--- start ---
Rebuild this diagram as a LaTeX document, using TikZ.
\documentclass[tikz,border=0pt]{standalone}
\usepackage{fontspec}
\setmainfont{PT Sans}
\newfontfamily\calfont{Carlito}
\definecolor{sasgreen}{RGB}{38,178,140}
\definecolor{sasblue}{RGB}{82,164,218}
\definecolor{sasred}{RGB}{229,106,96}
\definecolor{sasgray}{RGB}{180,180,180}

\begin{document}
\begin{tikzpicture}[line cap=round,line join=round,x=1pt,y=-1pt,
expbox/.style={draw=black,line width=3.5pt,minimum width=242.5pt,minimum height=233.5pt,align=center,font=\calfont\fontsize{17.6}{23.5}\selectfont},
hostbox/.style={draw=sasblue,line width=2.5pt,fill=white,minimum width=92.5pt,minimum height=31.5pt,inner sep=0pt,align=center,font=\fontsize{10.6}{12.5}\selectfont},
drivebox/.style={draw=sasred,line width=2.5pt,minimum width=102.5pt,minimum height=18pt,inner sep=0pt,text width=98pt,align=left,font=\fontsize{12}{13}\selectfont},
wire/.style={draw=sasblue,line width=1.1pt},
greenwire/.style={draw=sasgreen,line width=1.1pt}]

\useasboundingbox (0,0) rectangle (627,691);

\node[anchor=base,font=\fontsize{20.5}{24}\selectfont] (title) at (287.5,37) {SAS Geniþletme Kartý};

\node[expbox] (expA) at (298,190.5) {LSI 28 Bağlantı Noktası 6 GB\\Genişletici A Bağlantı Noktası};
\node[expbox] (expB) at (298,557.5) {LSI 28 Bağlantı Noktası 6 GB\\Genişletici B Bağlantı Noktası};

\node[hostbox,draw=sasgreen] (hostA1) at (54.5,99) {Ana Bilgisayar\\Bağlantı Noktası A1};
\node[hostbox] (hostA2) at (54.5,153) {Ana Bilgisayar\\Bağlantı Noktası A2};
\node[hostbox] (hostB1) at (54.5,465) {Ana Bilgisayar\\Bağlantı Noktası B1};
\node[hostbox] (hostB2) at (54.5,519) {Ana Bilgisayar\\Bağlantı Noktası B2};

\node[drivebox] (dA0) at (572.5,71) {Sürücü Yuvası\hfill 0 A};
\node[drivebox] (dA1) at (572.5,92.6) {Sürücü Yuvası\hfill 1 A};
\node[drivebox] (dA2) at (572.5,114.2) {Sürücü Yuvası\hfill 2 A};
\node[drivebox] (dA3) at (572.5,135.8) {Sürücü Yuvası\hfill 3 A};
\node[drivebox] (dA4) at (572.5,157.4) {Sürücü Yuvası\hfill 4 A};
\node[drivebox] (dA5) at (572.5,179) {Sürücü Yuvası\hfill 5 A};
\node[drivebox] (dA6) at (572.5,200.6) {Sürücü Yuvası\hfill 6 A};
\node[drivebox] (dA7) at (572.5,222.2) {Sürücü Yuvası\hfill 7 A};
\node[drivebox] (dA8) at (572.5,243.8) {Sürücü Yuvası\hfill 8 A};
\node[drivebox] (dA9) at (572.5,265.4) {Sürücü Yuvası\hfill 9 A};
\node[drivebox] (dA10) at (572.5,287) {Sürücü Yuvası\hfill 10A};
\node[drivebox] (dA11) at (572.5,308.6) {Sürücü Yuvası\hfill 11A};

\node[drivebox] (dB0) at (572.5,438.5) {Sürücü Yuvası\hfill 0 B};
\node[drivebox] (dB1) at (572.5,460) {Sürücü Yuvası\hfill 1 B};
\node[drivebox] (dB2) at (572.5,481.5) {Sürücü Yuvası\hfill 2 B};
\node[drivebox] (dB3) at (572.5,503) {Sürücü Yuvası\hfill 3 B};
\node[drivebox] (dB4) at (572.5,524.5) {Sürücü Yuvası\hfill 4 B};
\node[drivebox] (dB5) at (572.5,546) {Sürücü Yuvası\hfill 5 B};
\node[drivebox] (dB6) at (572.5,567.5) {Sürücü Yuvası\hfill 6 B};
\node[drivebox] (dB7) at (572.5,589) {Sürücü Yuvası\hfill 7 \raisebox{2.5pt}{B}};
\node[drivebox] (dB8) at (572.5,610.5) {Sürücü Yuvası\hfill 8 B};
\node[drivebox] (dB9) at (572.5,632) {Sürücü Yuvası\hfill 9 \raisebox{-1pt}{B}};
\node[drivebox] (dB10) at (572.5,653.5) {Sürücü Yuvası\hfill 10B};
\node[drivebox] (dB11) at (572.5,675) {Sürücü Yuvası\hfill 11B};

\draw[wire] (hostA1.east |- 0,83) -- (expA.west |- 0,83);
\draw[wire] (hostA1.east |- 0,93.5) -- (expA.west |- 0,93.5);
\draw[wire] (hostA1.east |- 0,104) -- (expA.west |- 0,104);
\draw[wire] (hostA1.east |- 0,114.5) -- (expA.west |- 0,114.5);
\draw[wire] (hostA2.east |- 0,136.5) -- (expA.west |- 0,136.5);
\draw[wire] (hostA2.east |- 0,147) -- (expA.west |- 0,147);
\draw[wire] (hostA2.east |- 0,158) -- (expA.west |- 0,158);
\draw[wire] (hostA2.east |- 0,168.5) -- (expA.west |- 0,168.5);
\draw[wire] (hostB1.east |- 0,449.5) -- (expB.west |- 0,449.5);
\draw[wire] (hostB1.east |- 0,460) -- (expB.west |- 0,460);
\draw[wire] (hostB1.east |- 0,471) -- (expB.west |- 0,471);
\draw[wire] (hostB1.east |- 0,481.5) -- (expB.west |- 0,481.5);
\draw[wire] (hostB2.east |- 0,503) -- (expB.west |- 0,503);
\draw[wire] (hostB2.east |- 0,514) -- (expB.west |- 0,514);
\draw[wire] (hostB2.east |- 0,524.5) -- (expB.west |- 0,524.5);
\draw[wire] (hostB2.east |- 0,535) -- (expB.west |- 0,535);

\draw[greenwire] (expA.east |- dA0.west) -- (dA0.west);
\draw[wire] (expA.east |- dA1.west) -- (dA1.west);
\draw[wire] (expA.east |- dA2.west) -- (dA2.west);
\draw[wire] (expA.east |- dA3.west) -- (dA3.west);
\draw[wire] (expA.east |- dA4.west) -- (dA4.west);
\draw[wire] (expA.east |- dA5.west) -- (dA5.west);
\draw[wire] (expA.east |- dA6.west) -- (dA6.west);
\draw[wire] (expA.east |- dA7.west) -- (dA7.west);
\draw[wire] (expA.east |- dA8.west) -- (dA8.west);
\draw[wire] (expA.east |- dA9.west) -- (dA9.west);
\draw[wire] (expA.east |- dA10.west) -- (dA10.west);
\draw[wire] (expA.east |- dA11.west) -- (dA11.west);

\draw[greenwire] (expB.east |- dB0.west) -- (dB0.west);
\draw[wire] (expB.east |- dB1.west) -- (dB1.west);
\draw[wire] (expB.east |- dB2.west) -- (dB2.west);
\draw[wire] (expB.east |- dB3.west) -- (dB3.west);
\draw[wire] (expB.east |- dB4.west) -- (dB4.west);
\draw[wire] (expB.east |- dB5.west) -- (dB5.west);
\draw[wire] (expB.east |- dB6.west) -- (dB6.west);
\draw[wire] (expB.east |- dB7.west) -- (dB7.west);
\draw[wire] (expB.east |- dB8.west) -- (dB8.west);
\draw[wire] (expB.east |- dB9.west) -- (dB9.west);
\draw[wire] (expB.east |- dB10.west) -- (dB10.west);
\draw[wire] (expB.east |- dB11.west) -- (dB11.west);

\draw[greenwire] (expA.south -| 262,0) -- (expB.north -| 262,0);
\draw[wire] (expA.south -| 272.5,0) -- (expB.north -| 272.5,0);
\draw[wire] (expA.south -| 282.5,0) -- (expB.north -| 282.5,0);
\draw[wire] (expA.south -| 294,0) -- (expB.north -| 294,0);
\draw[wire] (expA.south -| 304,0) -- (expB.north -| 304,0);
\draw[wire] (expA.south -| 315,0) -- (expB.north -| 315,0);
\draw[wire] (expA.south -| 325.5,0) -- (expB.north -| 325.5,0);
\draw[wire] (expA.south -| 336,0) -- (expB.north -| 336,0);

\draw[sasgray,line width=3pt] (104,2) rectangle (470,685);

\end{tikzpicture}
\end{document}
--- end ---
--- start ---
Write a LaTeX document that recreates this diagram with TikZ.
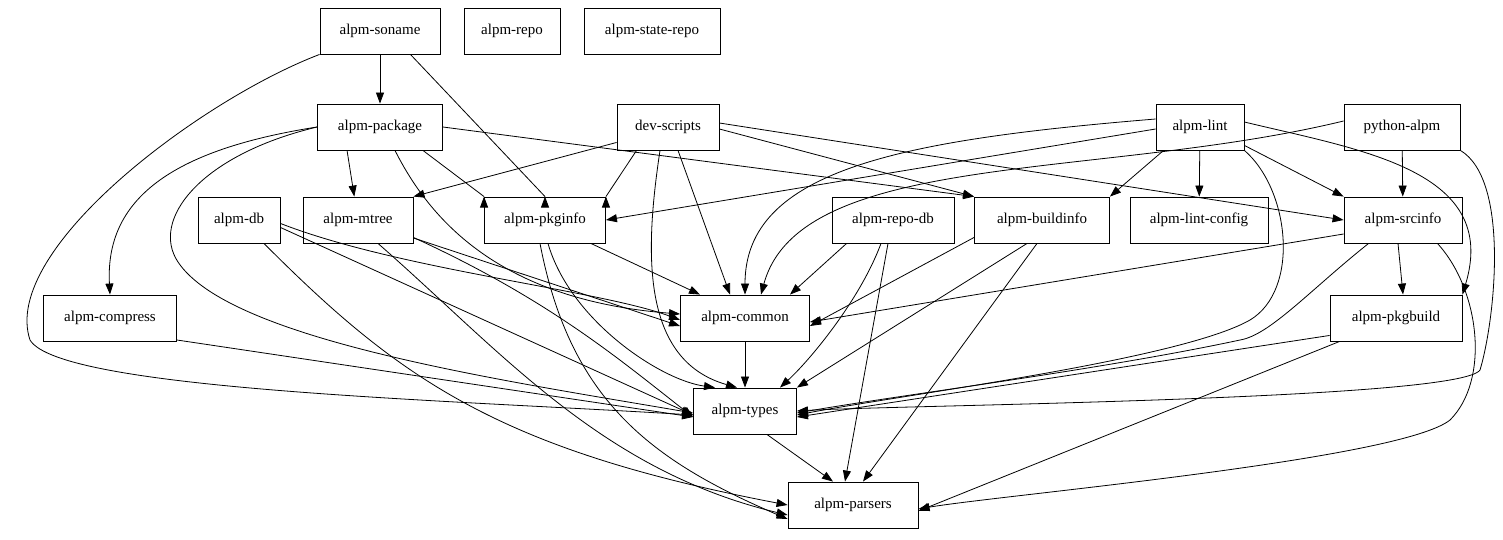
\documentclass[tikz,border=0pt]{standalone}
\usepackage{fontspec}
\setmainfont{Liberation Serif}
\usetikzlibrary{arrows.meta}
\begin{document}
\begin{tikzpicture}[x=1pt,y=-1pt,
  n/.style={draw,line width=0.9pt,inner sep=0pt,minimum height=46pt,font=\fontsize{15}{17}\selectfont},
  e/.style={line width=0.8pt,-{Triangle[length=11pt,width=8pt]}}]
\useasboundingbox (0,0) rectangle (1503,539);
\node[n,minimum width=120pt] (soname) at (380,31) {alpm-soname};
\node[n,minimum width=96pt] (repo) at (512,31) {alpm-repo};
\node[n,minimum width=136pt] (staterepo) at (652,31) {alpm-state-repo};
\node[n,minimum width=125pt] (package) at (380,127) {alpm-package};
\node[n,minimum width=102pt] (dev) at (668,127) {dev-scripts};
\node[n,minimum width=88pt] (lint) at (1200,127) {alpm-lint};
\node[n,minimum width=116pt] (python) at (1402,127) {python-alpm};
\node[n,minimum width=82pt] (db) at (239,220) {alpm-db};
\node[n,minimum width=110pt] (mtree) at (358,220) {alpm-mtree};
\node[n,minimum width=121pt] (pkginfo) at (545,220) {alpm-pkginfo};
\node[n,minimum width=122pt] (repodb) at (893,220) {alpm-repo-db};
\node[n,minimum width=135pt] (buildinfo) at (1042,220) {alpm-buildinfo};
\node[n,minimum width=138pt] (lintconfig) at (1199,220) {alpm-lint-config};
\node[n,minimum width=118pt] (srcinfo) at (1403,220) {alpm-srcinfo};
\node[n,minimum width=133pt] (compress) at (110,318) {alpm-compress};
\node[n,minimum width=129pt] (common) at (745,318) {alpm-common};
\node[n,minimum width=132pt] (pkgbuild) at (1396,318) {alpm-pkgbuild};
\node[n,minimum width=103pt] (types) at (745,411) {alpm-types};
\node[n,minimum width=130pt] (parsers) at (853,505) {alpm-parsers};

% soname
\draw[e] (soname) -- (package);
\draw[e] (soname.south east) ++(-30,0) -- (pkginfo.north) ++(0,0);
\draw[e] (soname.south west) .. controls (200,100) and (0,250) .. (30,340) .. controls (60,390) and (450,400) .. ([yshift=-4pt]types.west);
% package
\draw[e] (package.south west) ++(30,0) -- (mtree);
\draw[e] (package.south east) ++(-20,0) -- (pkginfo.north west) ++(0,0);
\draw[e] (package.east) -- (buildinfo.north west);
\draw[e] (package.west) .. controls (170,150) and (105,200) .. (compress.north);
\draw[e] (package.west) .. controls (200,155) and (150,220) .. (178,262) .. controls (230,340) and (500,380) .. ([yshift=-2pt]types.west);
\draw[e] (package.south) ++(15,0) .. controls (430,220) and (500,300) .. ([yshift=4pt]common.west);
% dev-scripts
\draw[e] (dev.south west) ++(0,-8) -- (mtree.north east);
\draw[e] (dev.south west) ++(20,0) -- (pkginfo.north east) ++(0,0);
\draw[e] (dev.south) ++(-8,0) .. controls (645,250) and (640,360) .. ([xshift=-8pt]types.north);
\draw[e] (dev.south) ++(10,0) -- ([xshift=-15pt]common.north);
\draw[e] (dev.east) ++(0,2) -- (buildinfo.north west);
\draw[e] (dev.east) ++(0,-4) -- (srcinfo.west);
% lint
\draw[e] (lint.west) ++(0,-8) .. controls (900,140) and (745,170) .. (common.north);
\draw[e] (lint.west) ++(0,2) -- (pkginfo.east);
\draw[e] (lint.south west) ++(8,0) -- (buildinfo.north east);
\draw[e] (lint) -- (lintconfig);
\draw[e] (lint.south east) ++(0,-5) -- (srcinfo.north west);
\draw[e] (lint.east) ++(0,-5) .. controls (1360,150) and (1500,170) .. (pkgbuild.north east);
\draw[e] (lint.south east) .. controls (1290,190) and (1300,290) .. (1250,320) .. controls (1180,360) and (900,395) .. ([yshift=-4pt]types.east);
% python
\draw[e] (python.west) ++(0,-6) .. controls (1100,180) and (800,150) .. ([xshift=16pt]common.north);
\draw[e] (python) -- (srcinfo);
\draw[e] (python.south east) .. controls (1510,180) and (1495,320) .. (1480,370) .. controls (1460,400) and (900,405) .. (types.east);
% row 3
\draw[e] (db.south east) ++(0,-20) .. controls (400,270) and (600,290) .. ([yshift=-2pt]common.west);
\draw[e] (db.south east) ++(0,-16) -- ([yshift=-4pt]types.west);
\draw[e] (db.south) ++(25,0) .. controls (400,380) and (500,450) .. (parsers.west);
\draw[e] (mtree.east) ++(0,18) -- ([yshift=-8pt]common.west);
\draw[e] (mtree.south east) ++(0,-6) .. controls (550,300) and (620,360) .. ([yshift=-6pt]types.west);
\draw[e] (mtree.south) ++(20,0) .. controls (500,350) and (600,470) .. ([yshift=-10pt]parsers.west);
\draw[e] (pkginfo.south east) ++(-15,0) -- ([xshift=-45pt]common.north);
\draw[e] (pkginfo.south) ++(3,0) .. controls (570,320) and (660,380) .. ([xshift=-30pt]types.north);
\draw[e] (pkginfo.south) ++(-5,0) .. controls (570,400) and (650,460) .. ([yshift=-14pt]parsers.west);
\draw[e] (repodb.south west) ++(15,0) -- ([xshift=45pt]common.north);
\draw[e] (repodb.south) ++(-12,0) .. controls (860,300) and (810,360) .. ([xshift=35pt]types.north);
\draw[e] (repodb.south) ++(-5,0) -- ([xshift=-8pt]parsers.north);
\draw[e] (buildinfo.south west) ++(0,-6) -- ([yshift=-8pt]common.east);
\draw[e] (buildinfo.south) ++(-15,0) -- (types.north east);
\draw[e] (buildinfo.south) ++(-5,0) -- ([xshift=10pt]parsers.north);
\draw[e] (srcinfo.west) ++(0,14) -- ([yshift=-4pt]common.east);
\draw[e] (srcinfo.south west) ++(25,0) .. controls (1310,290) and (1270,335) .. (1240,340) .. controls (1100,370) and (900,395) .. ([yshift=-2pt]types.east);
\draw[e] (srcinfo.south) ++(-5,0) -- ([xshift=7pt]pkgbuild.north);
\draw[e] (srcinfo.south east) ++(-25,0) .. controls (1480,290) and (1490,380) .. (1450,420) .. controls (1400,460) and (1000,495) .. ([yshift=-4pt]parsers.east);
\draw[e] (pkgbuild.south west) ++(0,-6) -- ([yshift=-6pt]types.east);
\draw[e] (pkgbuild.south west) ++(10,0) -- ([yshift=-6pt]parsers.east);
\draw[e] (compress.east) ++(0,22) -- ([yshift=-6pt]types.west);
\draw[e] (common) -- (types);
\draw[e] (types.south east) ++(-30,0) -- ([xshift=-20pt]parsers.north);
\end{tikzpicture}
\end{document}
--- end ---
--- start ---
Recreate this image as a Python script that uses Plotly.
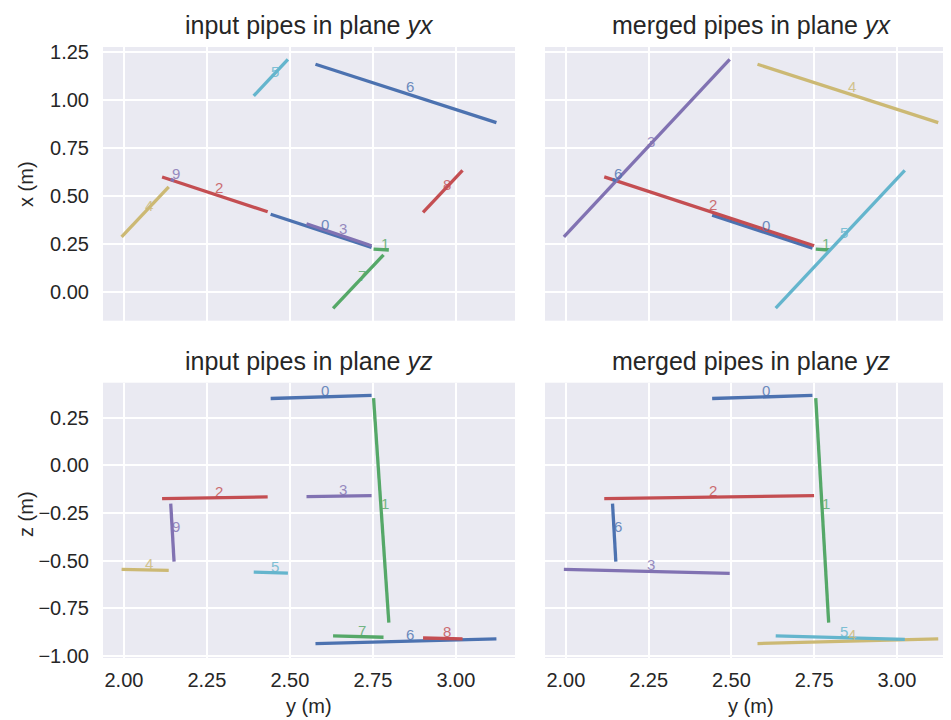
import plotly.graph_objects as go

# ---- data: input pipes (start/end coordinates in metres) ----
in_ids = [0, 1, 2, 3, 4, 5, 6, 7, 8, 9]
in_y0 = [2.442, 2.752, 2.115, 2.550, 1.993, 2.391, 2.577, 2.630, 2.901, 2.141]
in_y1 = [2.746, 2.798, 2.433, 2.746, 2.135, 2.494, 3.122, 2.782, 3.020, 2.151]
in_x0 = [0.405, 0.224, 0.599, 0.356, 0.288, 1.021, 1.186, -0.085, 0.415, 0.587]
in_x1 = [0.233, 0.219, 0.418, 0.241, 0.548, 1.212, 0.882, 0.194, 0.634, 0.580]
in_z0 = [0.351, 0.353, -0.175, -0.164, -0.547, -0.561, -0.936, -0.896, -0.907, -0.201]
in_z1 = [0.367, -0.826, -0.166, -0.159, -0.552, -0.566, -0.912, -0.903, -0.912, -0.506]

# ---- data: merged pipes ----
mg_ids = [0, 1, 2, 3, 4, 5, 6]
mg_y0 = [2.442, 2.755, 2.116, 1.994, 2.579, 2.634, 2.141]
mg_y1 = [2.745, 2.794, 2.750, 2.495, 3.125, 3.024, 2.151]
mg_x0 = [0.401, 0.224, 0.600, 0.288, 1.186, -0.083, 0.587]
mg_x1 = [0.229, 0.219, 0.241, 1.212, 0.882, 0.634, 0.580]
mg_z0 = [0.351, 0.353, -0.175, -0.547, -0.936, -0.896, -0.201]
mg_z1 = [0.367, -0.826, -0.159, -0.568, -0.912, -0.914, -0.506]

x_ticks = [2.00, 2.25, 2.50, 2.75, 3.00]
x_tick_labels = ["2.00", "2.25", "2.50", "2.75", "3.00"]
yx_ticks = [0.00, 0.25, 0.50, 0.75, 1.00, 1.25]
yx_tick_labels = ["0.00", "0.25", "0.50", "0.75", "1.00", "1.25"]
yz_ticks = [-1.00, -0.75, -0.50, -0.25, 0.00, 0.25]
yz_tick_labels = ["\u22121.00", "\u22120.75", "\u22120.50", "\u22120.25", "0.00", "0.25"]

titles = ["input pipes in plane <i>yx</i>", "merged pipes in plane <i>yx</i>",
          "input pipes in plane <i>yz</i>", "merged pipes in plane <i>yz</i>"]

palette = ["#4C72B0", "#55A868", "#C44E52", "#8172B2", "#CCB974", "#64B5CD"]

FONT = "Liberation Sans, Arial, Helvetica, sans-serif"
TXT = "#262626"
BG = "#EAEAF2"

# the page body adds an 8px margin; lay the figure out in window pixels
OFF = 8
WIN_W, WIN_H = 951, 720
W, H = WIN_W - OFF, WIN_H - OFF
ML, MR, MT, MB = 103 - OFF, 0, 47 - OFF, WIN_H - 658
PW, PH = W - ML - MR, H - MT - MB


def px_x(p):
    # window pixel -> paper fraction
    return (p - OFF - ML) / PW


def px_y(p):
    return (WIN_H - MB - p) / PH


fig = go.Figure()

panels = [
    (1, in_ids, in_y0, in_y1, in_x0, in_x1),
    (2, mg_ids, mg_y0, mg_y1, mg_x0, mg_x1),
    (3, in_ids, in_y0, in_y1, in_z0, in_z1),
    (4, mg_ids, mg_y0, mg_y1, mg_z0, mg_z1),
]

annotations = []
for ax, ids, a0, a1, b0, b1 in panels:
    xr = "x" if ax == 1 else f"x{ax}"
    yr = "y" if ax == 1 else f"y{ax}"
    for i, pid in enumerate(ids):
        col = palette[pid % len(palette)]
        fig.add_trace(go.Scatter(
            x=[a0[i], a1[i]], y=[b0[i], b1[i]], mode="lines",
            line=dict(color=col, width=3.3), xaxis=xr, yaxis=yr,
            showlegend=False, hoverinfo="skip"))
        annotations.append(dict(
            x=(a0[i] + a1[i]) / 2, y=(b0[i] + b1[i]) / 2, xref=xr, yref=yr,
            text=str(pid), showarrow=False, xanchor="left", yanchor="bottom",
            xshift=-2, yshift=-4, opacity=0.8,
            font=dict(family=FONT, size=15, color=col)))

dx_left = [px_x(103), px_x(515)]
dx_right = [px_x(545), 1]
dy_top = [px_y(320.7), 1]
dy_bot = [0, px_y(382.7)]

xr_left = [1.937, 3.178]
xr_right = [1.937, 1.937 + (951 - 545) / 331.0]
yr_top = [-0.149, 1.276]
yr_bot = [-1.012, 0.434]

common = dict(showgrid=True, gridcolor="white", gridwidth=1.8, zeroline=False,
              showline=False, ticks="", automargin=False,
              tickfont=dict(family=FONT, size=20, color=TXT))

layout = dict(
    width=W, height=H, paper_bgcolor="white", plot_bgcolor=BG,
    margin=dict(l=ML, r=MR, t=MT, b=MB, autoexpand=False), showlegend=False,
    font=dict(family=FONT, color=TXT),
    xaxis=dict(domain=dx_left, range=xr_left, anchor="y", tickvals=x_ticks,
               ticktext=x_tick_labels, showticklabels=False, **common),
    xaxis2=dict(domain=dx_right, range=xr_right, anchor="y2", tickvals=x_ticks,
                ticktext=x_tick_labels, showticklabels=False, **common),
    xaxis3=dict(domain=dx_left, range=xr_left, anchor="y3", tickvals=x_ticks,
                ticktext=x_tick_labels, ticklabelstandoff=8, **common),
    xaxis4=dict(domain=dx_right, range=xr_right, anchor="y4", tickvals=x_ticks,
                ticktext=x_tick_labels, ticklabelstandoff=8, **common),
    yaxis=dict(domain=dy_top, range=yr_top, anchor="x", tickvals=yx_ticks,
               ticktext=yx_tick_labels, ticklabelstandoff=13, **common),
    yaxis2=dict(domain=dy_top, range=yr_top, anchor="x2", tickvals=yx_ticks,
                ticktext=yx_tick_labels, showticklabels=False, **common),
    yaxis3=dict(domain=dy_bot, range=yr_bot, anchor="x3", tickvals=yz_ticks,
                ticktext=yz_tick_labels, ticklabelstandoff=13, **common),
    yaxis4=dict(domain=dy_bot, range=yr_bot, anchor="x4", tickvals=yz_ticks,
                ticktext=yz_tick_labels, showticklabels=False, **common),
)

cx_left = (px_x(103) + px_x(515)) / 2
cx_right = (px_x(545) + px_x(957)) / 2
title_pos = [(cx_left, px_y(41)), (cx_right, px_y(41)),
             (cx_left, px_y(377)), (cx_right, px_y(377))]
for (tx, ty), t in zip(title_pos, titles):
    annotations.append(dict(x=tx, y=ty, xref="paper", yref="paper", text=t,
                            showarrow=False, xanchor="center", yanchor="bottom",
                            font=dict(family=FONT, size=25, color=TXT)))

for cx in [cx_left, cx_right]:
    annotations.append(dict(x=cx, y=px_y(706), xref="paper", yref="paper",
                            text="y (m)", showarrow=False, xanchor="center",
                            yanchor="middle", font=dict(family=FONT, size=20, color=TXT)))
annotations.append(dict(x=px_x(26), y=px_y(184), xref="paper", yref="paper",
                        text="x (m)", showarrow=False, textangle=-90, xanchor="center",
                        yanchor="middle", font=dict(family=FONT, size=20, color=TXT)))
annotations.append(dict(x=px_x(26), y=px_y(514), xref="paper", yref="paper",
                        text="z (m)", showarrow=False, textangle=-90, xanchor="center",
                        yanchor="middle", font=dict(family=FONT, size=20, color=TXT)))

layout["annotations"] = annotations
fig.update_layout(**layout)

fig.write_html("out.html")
--- end ---
Goal of the exercise: Write out each line exactly as it appears, from the line with "Rebuild this diagram" up to and including the line with "(hostB2) at (54.5,519)".

Written solution:
Rebuild this diagram as a LaTeX document, using TikZ.
\documentclass[tikz,border=0pt]{standalone}
\usepackage{fontspec}
\setmainfont{PT Sans}
\newfontfamily\calfont{Carlito}
\definecolor{sasgreen}{RGB}{38,178,140}
\definecolor{sasblue}{RGB}{82,164,218}
\definecolor{sasred}{RGB}{229,106,96}
\definecolor{sasgray}{RGB}{180,180,180}

\begin{document}
\begin{tikzpicture}[line cap=round,line join=round,x=1pt,y=-1pt,
expbox/.style={draw=black,line width=3.5pt,minimum width=242.5pt,minimum height=233.5pt,align=center,font=\calfont\fontsize{17.6}{23.5}\selectfont},
hostbox/.style={draw=sasblue,line width=2.5pt,fill=white,minimum width=92.5pt,minimum height=31.5pt,inner sep=0pt,align=center,font=\fontsize{10.6}{12.5}\selectfont},
drivebox/.style={draw=sasred,line width=2.5pt,minimum width=102.5pt,minimum height=18pt,inner sep=0pt,text width=98pt,align=left,font=\fontsize{12}{13}\selectfont},
wire/.style={draw=sasblue,line width=1.1pt},
greenwire/.style={draw=sasgreen,line width=1.1pt}]

\useasboundingbox (0,0) rectangle (627,691);

\node[anchor=base,font=\fontsize{20.5}{24}\selectfont] (title) at (287.5,37) {SAS Geniþletme Kartý};

\node[expbox] (expA) at (298,190.5) {LSI 28 Bağlantı Noktası 6 GB\\Genişletici A Bağlantı Noktası};
\node[expbox] (expB) at (298,557.5) {LSI 28 Bağlantı Noktası 6 GB\\Genişletici B Bağlantı Noktası};

\node[hostbox,draw=sasgreen] (hostA1) at (54.5,99) {Ana Bilgisayar\\Bağlantı Noktası A1};
\node[hostbox] (hostA2) at (54.5,153) {Ana Bilgisayar\\Bağlantı Noktası A2};
\node[hostbox] (hostB1) at (54.5,465) {Ana Bilgisayar\\Bağlantı Noktası B1};
\node[hostbox] (hostB2) at (54.5,519) {Ana Bilgisayar\\Bağlantı Noktası B2};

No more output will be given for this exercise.